**Problem to work on**
Using the data below, gather each line that includes the word "this".

(Items listed in a dataset)
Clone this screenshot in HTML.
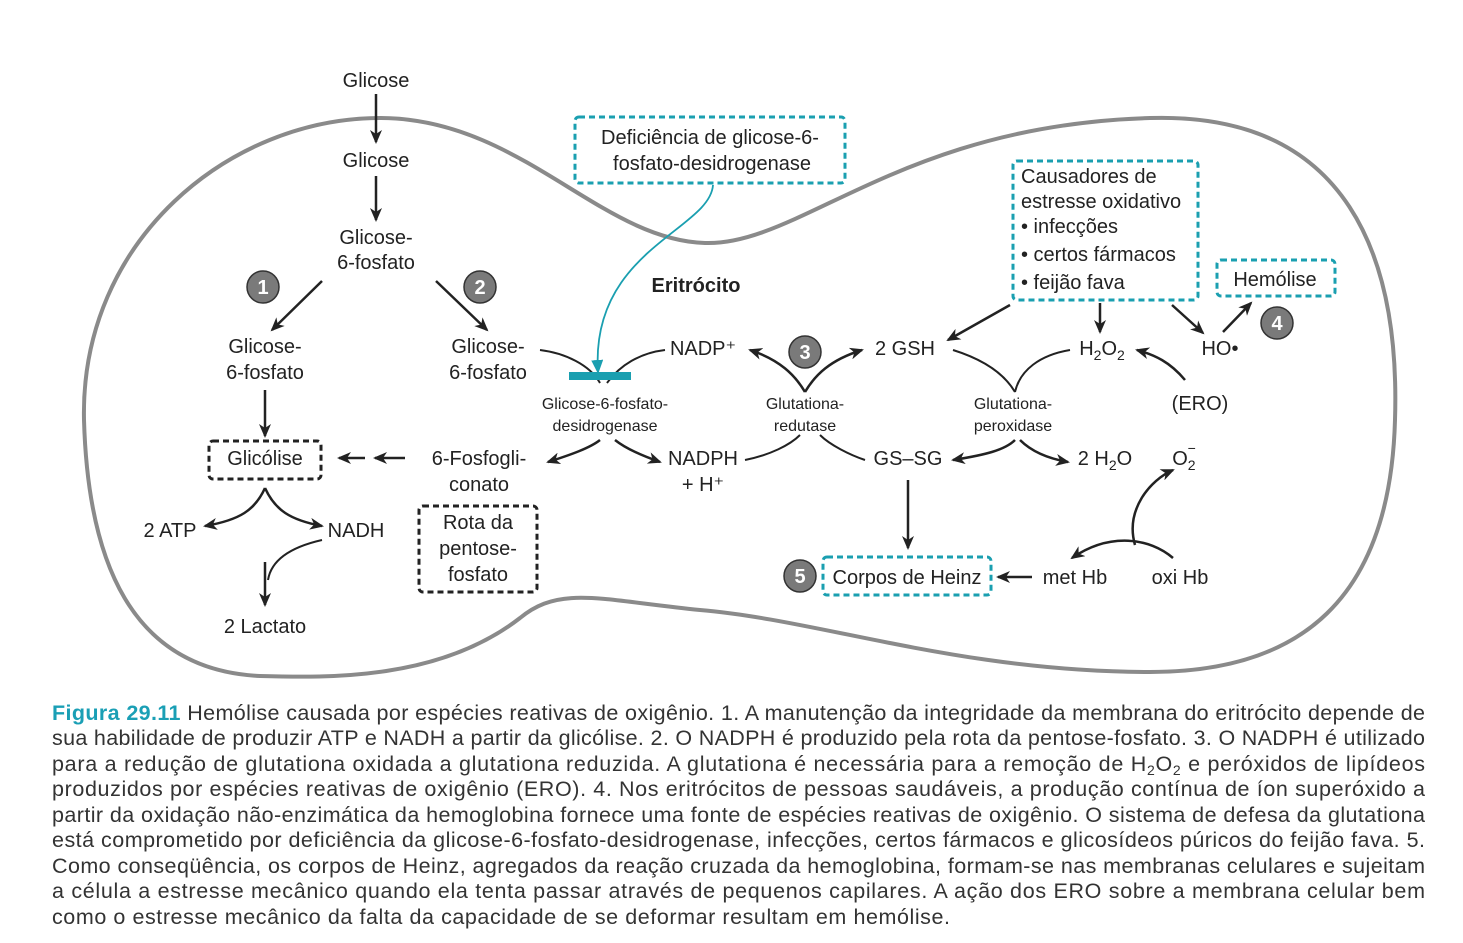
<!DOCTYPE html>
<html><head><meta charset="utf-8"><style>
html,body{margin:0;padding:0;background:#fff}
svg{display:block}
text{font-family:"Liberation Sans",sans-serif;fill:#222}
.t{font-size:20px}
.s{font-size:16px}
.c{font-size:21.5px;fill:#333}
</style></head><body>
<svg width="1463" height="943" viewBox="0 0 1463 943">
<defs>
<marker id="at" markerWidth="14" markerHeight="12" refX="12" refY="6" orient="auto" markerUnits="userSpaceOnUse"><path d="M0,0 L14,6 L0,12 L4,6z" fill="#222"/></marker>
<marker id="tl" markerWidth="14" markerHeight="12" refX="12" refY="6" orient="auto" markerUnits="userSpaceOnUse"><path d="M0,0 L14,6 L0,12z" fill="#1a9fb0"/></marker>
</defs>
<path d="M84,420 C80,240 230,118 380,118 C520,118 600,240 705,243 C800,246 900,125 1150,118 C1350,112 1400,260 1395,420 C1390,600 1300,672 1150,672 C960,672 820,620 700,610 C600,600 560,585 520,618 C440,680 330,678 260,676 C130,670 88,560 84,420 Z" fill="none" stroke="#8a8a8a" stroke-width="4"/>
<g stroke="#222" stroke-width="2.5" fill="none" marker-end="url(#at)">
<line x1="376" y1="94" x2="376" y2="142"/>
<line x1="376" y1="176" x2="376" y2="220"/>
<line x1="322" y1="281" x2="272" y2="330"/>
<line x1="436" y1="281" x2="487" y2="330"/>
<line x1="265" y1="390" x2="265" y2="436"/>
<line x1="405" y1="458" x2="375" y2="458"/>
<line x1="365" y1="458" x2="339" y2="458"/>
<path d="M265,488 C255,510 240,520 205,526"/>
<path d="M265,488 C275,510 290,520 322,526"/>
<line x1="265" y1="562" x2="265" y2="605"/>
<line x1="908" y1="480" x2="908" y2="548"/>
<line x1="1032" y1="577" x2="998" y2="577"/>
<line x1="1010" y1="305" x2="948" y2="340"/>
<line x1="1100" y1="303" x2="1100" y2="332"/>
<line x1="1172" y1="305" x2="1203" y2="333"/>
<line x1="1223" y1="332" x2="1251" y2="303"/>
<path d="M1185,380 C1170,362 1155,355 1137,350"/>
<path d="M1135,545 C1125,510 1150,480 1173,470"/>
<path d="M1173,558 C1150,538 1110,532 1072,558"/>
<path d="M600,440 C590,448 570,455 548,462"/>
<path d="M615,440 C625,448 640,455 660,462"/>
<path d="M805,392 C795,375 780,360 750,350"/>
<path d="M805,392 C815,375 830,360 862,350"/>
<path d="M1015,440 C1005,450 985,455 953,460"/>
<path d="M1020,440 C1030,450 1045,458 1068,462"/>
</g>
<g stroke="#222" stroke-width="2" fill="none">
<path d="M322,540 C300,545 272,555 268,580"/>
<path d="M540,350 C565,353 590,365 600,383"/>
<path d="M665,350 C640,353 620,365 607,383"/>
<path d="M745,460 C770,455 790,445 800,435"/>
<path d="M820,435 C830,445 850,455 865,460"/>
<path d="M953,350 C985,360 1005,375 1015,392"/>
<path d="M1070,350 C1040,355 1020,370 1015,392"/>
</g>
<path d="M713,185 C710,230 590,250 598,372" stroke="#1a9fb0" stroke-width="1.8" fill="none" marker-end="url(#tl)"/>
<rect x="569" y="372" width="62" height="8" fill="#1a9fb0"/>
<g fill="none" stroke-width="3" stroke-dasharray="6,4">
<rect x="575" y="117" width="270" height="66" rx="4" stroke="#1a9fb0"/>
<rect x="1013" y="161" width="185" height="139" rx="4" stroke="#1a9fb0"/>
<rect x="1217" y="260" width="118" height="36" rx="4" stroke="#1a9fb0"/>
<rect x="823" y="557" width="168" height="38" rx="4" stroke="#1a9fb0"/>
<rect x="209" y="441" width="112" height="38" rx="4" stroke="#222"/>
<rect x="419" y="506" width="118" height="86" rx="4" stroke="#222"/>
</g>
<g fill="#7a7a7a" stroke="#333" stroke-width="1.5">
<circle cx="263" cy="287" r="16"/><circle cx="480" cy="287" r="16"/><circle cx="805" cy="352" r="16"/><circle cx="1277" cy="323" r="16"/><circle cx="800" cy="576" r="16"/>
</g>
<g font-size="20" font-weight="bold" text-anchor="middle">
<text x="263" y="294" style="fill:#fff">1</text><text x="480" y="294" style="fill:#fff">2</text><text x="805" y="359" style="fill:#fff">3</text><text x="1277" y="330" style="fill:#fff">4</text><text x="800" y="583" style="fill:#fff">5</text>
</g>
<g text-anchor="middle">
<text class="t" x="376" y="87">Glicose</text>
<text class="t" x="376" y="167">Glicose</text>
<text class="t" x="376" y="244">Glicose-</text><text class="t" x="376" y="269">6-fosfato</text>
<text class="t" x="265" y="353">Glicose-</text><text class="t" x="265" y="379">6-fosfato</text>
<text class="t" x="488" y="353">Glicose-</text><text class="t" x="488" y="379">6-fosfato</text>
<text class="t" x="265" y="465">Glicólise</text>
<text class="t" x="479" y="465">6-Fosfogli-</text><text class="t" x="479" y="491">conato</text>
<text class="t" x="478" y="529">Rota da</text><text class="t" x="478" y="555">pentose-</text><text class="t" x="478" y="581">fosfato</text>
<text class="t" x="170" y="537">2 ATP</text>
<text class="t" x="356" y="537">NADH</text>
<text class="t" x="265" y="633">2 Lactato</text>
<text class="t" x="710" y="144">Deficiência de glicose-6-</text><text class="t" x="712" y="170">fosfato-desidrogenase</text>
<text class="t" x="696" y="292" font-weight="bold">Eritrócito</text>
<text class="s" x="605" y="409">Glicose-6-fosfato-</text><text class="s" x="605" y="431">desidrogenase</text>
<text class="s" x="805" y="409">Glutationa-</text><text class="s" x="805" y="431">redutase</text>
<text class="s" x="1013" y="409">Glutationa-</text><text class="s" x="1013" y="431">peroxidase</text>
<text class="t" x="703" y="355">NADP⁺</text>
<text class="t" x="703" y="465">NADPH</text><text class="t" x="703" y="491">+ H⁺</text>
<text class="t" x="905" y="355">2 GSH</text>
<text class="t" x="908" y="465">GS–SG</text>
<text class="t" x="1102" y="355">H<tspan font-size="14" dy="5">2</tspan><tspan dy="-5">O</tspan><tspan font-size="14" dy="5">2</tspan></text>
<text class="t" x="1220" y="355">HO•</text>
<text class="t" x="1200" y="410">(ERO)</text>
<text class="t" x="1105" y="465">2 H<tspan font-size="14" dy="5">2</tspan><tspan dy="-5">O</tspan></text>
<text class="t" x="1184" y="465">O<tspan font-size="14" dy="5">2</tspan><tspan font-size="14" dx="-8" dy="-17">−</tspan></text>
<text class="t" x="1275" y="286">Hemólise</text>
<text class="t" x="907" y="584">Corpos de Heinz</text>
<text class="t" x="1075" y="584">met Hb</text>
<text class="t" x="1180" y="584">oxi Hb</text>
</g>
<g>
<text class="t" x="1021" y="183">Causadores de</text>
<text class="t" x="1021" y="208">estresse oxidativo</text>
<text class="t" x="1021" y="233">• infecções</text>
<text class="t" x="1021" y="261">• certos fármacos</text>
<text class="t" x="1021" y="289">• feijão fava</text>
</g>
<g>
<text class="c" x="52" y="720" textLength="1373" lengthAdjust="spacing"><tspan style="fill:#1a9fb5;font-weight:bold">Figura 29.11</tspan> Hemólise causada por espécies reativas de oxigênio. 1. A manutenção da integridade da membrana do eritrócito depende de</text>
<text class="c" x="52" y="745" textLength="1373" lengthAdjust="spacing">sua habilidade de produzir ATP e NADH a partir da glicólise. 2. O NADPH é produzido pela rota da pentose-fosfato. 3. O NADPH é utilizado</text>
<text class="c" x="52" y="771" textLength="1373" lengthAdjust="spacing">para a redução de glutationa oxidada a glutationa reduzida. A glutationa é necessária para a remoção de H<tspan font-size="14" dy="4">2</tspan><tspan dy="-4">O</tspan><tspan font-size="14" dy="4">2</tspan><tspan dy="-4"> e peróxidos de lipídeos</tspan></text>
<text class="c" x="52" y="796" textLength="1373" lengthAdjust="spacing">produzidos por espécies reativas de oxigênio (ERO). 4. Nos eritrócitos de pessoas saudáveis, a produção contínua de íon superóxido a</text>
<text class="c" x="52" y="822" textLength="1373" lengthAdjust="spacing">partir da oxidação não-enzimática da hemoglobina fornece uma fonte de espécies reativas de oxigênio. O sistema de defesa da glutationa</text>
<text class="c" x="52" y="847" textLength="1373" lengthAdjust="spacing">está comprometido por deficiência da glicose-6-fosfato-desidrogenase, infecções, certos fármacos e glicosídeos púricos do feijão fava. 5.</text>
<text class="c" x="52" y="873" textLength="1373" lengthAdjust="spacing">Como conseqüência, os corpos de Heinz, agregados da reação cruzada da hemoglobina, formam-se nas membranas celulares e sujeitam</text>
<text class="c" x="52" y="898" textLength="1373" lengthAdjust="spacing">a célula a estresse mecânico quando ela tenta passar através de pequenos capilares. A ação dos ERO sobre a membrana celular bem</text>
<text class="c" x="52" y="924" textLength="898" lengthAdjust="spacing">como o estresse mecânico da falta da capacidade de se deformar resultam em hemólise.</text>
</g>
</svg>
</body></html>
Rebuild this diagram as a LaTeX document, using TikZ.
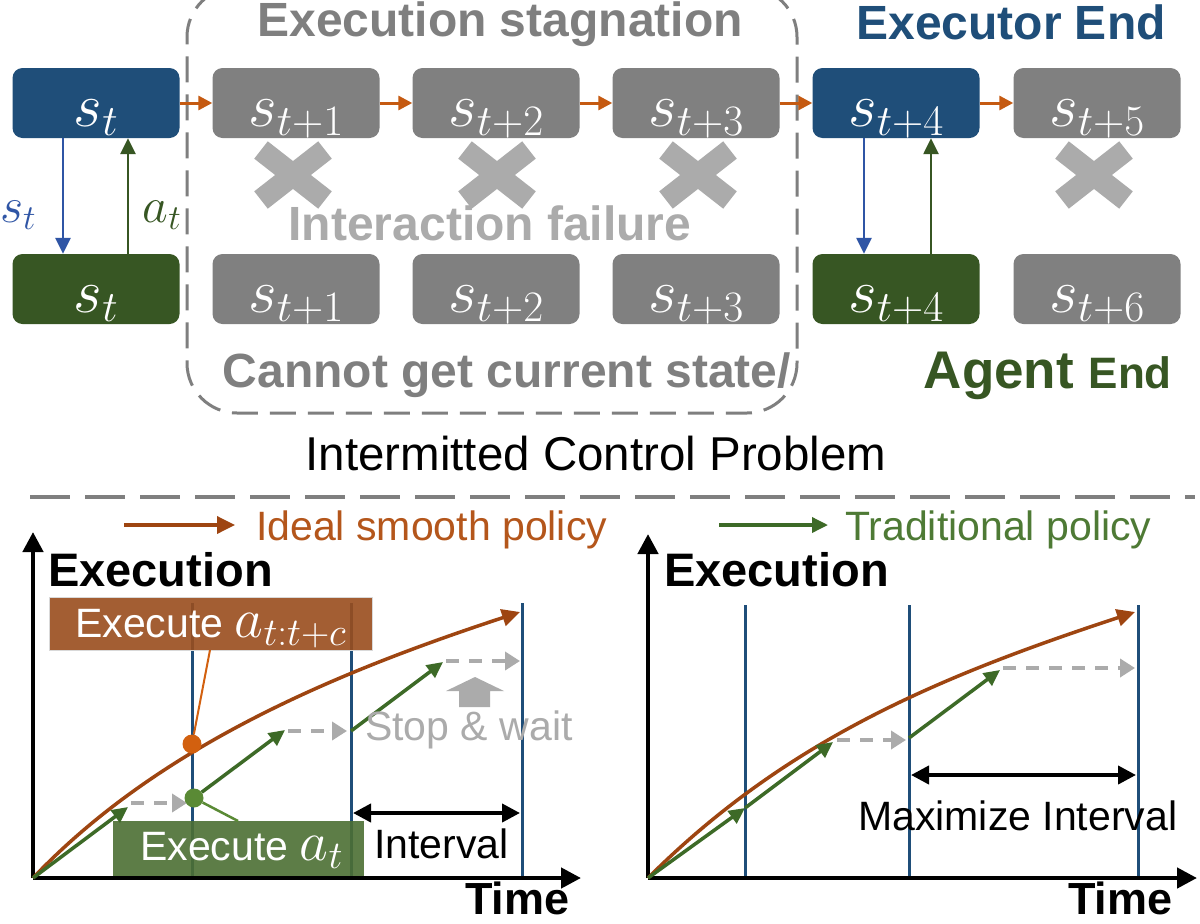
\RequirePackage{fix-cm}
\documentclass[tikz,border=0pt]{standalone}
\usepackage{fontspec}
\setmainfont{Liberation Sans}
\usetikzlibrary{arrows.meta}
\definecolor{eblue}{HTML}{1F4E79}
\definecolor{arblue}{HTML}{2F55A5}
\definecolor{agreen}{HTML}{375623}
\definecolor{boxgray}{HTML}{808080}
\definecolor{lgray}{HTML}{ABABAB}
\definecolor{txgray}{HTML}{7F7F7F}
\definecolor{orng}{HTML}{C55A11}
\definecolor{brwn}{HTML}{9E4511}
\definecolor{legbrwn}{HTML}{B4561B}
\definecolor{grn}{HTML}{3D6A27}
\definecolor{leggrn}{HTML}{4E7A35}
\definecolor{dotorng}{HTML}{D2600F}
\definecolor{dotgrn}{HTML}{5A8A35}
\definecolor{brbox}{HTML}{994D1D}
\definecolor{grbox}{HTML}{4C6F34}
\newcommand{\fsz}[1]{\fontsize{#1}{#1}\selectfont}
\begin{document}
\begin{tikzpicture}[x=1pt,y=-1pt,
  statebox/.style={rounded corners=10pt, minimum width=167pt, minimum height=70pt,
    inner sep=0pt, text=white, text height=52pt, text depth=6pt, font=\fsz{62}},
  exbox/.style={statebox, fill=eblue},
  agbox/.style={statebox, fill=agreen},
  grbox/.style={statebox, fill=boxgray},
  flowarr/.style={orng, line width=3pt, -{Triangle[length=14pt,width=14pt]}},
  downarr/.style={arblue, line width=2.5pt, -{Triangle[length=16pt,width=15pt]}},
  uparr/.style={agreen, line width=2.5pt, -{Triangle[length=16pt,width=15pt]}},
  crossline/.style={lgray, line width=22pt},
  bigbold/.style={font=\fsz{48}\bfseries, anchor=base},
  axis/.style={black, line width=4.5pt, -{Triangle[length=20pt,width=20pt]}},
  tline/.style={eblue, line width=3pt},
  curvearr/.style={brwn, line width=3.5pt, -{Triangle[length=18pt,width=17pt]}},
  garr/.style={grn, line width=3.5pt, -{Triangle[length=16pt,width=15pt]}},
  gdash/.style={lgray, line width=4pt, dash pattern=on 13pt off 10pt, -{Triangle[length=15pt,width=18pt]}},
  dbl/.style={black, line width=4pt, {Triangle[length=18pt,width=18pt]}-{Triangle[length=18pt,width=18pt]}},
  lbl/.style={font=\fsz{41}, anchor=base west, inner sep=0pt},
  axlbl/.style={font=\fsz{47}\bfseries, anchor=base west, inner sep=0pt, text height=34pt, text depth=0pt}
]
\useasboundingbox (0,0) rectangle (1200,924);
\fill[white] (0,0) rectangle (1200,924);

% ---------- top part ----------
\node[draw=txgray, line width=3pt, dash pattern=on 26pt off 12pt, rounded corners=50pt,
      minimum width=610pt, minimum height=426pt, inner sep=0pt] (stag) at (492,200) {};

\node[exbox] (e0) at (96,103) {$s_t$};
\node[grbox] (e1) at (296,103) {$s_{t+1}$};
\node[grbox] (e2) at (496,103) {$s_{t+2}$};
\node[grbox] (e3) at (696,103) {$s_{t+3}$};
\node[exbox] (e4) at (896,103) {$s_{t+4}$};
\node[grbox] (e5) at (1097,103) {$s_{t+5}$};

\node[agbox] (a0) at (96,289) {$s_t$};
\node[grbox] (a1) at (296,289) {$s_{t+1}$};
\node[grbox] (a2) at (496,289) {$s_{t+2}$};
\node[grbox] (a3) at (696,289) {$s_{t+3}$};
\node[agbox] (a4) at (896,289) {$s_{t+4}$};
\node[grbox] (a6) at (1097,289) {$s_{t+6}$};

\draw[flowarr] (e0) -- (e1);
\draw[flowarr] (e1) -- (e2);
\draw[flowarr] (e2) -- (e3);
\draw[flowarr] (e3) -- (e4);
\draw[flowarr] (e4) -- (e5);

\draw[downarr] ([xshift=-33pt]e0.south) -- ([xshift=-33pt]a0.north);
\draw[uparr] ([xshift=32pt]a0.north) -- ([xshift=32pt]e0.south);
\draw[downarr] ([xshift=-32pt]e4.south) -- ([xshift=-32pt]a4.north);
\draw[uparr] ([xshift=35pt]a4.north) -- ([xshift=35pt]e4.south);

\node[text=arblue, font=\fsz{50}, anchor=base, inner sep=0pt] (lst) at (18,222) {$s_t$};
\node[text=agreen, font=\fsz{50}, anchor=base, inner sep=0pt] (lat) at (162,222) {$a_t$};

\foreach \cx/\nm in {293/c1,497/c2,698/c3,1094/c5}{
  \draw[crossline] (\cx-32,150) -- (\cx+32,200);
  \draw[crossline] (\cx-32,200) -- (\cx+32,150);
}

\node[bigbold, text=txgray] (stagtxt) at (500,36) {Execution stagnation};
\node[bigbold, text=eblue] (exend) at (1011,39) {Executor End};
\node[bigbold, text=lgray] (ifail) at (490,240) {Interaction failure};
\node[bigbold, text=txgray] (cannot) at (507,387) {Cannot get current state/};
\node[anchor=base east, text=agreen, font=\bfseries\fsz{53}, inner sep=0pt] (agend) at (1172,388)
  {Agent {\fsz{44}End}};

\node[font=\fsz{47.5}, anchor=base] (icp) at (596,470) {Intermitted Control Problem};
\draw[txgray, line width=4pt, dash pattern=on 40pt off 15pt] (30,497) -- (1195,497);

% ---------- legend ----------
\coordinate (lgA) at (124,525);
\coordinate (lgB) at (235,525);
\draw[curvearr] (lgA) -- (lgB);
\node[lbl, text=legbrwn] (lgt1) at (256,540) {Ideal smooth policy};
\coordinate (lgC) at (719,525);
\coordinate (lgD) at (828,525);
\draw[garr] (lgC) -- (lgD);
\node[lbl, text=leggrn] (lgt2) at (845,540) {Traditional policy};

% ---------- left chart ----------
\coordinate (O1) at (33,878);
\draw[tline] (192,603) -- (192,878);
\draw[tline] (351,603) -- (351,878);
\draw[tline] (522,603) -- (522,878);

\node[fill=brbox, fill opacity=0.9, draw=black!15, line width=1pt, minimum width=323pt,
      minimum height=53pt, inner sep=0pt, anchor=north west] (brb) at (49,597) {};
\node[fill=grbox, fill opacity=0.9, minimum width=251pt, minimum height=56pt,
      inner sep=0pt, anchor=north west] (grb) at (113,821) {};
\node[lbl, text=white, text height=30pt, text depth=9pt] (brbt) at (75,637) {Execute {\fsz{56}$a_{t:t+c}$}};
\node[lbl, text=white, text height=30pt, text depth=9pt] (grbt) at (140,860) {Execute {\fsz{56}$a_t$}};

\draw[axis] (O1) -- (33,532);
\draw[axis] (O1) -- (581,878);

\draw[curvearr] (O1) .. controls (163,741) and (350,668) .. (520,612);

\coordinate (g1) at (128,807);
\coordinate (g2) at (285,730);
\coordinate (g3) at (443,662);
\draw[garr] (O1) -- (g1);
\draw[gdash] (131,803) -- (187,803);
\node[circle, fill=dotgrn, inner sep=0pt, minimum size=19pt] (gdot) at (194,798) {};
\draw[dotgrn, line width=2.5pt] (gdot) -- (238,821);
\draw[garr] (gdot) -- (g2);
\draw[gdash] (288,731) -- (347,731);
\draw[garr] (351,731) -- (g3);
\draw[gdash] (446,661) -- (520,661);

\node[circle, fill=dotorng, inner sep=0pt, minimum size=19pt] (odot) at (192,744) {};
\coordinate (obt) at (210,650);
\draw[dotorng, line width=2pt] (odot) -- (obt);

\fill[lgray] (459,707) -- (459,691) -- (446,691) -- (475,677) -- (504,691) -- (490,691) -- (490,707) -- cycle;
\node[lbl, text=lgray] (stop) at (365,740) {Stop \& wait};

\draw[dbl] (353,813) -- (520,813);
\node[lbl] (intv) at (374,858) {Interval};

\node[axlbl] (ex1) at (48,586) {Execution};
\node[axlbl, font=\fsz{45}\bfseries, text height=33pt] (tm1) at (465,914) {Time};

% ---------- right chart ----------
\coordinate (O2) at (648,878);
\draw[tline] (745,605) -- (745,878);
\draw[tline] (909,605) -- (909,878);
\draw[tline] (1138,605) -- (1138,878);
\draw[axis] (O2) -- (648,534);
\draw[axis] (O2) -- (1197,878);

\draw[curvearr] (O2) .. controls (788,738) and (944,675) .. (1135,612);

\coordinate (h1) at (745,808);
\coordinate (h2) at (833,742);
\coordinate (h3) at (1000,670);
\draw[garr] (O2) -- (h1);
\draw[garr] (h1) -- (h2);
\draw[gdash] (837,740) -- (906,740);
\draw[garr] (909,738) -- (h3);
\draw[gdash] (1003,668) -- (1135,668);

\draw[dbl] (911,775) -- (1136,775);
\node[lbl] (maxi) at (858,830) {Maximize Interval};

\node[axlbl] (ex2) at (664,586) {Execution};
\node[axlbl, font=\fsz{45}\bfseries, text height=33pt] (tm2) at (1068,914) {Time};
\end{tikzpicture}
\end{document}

**Written response**
Clone this screenshot in HTML.
Rebuild this diagram as a LaTeX document, using TikZ.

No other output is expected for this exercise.